Records with drawing code:
§ §

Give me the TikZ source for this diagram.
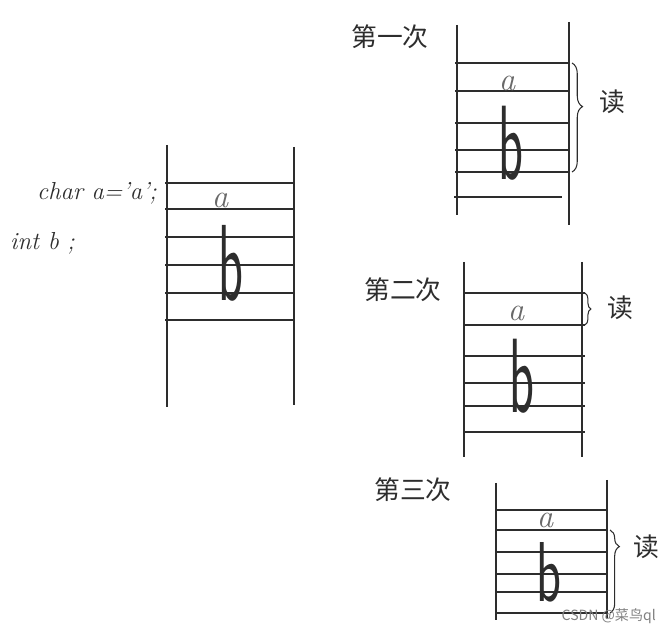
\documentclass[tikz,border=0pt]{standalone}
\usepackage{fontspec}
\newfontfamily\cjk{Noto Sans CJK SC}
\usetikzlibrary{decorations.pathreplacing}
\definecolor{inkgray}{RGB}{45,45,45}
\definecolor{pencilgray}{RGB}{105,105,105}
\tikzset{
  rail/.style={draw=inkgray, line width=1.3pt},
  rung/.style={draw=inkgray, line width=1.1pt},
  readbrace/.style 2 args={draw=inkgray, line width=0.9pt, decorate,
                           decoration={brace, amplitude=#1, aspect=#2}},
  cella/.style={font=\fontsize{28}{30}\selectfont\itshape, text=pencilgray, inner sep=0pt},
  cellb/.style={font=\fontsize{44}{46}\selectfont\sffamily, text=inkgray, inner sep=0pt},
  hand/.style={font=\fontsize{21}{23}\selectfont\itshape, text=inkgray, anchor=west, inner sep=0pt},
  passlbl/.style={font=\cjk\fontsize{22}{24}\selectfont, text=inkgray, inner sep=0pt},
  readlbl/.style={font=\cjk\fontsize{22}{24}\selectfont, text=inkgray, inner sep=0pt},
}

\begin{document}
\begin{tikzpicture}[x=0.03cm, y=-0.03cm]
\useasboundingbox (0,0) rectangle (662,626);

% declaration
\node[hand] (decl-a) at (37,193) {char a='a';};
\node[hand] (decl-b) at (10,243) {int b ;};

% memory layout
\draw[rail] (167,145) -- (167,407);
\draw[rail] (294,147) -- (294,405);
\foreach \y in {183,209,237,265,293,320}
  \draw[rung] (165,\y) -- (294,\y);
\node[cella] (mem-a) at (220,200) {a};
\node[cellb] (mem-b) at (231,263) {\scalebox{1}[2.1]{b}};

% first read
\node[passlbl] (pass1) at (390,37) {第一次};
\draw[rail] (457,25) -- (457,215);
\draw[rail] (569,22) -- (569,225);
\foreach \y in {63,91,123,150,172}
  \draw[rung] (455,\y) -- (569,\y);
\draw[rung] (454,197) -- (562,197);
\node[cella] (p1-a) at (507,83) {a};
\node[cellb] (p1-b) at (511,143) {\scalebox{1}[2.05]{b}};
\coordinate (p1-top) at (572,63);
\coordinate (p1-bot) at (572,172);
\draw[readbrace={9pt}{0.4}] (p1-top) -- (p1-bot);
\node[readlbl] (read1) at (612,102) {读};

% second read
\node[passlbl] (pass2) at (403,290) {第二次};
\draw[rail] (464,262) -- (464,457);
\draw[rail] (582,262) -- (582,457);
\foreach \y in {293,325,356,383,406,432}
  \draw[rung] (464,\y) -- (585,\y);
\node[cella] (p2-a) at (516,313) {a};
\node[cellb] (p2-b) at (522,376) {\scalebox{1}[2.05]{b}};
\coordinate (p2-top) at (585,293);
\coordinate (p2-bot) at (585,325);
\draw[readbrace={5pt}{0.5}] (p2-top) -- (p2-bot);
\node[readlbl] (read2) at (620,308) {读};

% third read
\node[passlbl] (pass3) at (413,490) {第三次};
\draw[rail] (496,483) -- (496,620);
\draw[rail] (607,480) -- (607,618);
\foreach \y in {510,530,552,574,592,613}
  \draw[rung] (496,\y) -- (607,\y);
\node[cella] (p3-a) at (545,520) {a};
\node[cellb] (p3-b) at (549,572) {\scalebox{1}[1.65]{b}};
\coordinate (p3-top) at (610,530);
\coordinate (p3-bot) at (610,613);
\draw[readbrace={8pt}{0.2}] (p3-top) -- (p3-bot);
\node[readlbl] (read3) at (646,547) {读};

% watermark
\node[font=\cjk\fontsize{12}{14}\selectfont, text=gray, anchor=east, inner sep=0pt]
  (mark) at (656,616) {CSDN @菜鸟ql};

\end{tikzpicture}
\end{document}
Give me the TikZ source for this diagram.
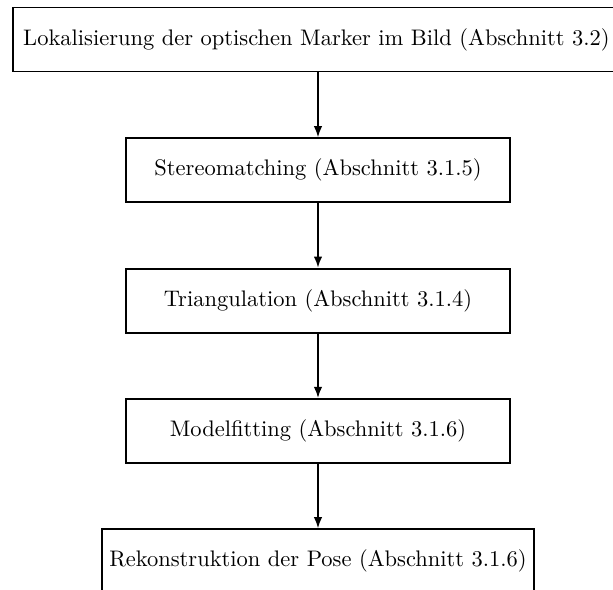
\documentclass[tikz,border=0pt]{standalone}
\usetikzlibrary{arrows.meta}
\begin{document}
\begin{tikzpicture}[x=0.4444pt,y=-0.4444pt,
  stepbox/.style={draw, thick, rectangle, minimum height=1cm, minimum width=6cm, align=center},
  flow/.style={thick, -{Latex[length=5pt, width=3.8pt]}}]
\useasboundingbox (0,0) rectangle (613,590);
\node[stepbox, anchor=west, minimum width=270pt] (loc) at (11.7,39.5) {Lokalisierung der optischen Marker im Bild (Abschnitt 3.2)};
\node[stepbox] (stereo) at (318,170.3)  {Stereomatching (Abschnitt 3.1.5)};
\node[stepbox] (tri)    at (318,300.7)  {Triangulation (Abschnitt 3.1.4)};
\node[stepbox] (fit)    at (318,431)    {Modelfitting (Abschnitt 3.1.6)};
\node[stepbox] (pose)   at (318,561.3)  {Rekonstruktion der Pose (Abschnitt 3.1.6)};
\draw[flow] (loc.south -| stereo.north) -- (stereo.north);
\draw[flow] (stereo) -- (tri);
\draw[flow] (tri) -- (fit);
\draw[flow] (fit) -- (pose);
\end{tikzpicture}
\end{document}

§ §

What to work on:
Copy out the entries verbatim and leave the images out.

Answer to the task:
Give me the TikZ source for this diagram.
\documentclass[tikz,border=0pt]{standalone}
\usepackage{fontspec}
\newfontfamily\cjk{Noto Sans CJK SC}
\usetikzlibrary{decorations.pathreplacing}
\definecolor{inkgray}{RGB}{45,45,45}
\definecolor{pencilgray}{RGB}{105,105,105}
\tikzset{
  rail/.style={draw=inkgray, line width=1.3pt},
  rung/.style={draw=inkgray, line width=1.1pt},
  readbrace/.style 2 args={draw=inkgray, line width=0.9pt, decorate,
                           decoration={brace, amplitude=#1, aspect=#2}},
  cella/.style={font=\fontsize{28}{30}\selectfont\itshape, text=pencilgray, inner sep=0pt},
  cellb/.style={font=\fontsize{44}{46}\selectfont\sffamily, text=inkgray, inner sep=0pt},
  hand/.style={font=\fontsize{21}{23}\selectfont\itshape, text=inkgray, anchor=west, inner sep=0pt},
  passlbl/.style={font=\cjk\fontsize{22}{24}\selectfont, text=inkgray, inner sep=0pt},
  readlbl/.style={font=\cjk\fontsize{22}{24}\selectfont, text=inkgray, inner sep=0pt},
}

\begin{document}
\begin{tikzpicture}[x=0.03cm, y=-0.03cm]
\useasboundingbox (0,0) rectangle (662,626);

% declaration
\node[hand] (decl-a) at (37,193) {char a='a';};
\node[hand] (decl-b) at (10,243) {int b ;};

% memory layout
\draw[rail] (167,145) -- (167,407);
\draw[rail] (294,147) -- (294,405);
\foreach \y in {183,209,237,265,293,320}
  \draw[rung] (165,\y) -- (294,\y);
\node[cella] (mem-a) at (220,200) {a};
\node[cellb] (mem-b) at (231,263) {\scalebox{1}[2.1]{b}};

% first read
\node[passlbl] (pass1) at (390,37) {第一次};
\draw[rail] (457,25) -- (457,215);
\draw[rail] (569,22) -- (569,225);
\foreach \y in {63,91,123,150,172}
  \draw[rung] (455,\y) -- (569,\y);
\draw[rung] (454,197) -- (562,197);
\node[cella] (p1-a) at (507,83) {a};
\node[cellb] (p1-b) at (511,143) {\scalebox{1}[2.05]{b}};
\coordinate (p1-top) at (572,63);
\coordinate (p1-bot) at (572,172);
\draw[readbrace={9pt}{0.4}] (p1-top) -- (p1-bot);
\node[readlbl] (read1) at (612,102) {读};

% second read
\node[passlbl] (pass2) at (403,290) {第二次};
\draw[rail] (464,262) -- (464,457);
\draw[rail] (582,262) -- (582,457);
\foreach \y in {293,325,356,383,406,432}
  \draw[rung] (464,\y) -- (585,\y);
\node[cella] (p2-a) at (516,313) {a};
\node[cellb] (p2-b) at (522,376) {\scalebox{1}[2.05]{b}};
\coordinate (p2-top) at (585,293);
\coordinate (p2-bot) at (585,325);
\draw[readbrace={5pt}{0.5}] (p2-top) -- (p2-bot);
\node[readlbl] (read2) at (620,308) {读};

% third read
\node[passlbl] (pass3) at (413,490) {第三次};
\draw[rail] (496,483) -- (496,620);
\draw[rail] (607,480) -- (607,618);
\foreach \y in {510,530,552,574,592,613}
  \draw[rung] (496,\y) -- (607,\y);
\node[cella] (p3-a) at (545,520) {a};
\node[cellb] (p3-b) at (549,572) {\scalebox{1}[1.65]{b}};
\coordinate (p3-top) at (610,530);
\coordinate (p3-bot) at (610,613);
\draw[readbrace={8pt}{0.2}] (p3-top) -- (p3-bot);
\node[readlbl] (read3) at (646,547) {读};

% watermark
\node[font=\cjk\fontsize{12}{14}\selectfont, text=gray, anchor=east, inner sep=0pt]
  (mark) at (656,616) {CSDN @菜鸟ql};

\end{tikzpicture}
\end{document}
Give me the TikZ source for this diagram.
\documentclass[tikz,border=0pt]{standalone}
\usetikzlibrary{arrows.meta}
\begin{document}
\begin{tikzpicture}[x=0.4444pt,y=-0.4444pt,
  stepbox/.style={draw, thick, rectangle, minimum height=1cm, minimum width=6cm, align=center},
  flow/.style={thick, -{Latex[length=5pt, width=3.8pt]}}]
\useasboundingbox (0,0) rectangle (613,590);
\node[stepbox, anchor=west, minimum width=270pt] (loc) at (11.7,39.5) {Lokalisierung der optischen Marker im Bild (Abschnitt 3.2)};
\node[stepbox] (stereo) at (318,170.3)  {Stereomatching (Abschnitt 3.1.5)};
\node[stepbox] (tri)    at (318,300.7)  {Triangulation (Abschnitt 3.1.4)};
\node[stepbox] (fit)    at (318,431)    {Modelfitting (Abschnitt 3.1.6)};
\node[stepbox] (pose)   at (318,561.3)  {Rekonstruktion der Pose (Abschnitt 3.1.6)};
\draw[flow] (loc.south -| stereo.north) -- (stereo.north);
\draw[flow] (stereo) -- (tri);
\draw[flow] (tri) -- (fit);
\draw[flow] (fit) -- (pose);
\end{tikzpicture}
\end{document}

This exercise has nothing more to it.